GIVEN INSTRUCTION
Return precisely the span of lines from the top of the material below to the line containing "2 * Math.PI]);", both included. Pictures are excluded.

DATA SECTION
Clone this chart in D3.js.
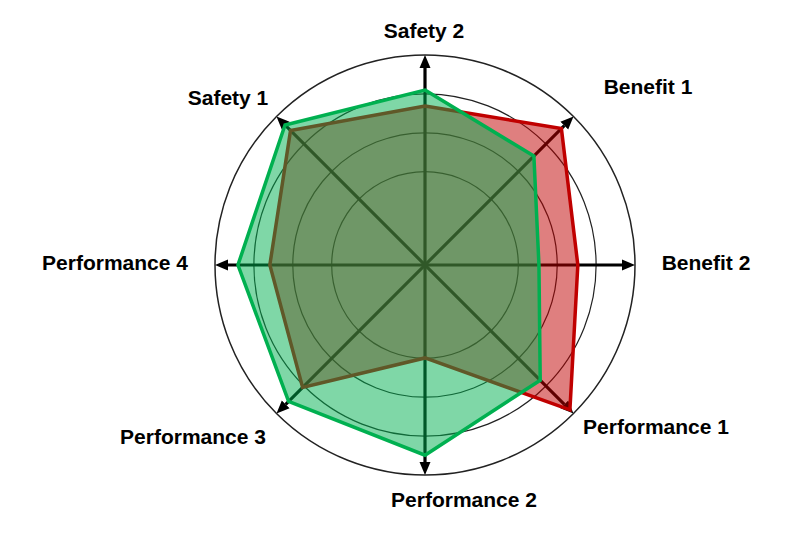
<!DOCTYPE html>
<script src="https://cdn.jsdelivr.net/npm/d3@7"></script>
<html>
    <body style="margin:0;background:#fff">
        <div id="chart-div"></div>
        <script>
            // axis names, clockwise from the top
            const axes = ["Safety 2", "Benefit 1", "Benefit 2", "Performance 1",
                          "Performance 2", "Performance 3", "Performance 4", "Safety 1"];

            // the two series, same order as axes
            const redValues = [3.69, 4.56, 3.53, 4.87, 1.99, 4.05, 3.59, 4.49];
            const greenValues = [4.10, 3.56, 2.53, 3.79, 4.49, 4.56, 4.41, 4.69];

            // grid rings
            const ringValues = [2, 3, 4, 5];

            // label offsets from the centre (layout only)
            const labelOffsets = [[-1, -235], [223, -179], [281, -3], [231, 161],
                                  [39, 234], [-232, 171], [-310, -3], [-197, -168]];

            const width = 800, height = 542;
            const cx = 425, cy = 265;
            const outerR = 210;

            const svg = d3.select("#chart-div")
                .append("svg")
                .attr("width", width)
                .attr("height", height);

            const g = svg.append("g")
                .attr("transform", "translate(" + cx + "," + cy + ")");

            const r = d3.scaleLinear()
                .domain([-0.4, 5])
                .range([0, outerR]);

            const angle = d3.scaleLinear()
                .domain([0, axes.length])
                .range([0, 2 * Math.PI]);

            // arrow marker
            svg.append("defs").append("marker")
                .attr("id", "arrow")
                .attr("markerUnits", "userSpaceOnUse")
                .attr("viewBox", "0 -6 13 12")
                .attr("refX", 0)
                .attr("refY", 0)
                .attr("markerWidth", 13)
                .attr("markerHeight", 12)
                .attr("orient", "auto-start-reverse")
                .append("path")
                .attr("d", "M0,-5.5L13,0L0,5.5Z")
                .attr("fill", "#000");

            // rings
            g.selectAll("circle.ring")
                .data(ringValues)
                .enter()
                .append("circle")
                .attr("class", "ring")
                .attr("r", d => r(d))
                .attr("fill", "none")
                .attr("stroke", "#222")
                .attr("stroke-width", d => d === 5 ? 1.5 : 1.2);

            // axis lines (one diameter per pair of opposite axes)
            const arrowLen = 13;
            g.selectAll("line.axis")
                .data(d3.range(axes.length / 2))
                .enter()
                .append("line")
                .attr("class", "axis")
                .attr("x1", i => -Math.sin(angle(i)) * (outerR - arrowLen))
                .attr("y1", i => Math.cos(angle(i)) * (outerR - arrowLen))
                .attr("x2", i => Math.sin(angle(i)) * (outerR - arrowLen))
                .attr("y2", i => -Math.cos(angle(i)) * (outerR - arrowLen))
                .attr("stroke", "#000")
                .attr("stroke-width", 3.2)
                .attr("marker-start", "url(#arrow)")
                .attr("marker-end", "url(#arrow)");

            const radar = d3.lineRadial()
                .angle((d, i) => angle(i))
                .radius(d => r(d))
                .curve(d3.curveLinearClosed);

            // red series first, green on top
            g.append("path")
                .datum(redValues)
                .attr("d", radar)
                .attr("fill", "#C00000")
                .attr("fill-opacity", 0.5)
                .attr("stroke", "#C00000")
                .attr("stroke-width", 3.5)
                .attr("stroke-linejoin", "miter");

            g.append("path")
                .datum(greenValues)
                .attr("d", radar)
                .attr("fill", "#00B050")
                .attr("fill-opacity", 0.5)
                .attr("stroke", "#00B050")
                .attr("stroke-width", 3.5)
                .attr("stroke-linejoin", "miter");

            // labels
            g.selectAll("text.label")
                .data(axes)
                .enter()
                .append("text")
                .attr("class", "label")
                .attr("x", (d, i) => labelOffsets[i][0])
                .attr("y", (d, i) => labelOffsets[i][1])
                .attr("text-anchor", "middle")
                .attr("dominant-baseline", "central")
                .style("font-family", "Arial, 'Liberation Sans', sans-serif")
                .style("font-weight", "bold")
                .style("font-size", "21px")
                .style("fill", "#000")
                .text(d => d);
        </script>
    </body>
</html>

REPLY
Clone this chart in D3.js.
<!DOCTYPE html>
<script src="https://cdn.jsdelivr.net/npm/d3@7"></script>
<html>
    <body style="margin:0;background:#fff">
        <div id="chart-div"></div>
        <script>
            // axis names, clockwise from the top
            const axes = ["Safety 2", "Benefit 1", "Benefit 2", "Performance 1",
                          "Performance 2", "Performance 3", "Performance 4", "Safety 1"];

            // the two series, same order as axes
            const redValues = [3.69, 4.56, 3.53, 4.87, 1.99, 4.05, 3.59, 4.49];
            const greenValues = [4.10, 3.56, 2.53, 3.79, 4.49, 4.56, 4.41, 4.69];

            // grid rings
            const ringValues = [2, 3, 4, 5];

            // label offsets from the centre (layout only)
            const labelOffsets = [[-1, -235], [223, -179], [281, -3], [231, 161],
                                  [39, 234], [-232, 171], [-310, -3], [-197, -168]];

            const width = 800, height = 542;
            const cx = 425, cy = 265;
            const outerR = 210;

            const svg = d3.select("#chart-div")
                .append("svg")
                .attr("width", width)
                .attr("height", height);

            const g = svg.append("g")
                .attr("transform", "translate(" + cx + "," + cy + ")");

            const r = d3.scaleLinear()
                .domain([-0.4, 5])
                .range([0, outerR]);

            const angle = d3.scaleLinear()
                .domain([0, axes.length])
                .range([0, 2 * Math.PI]);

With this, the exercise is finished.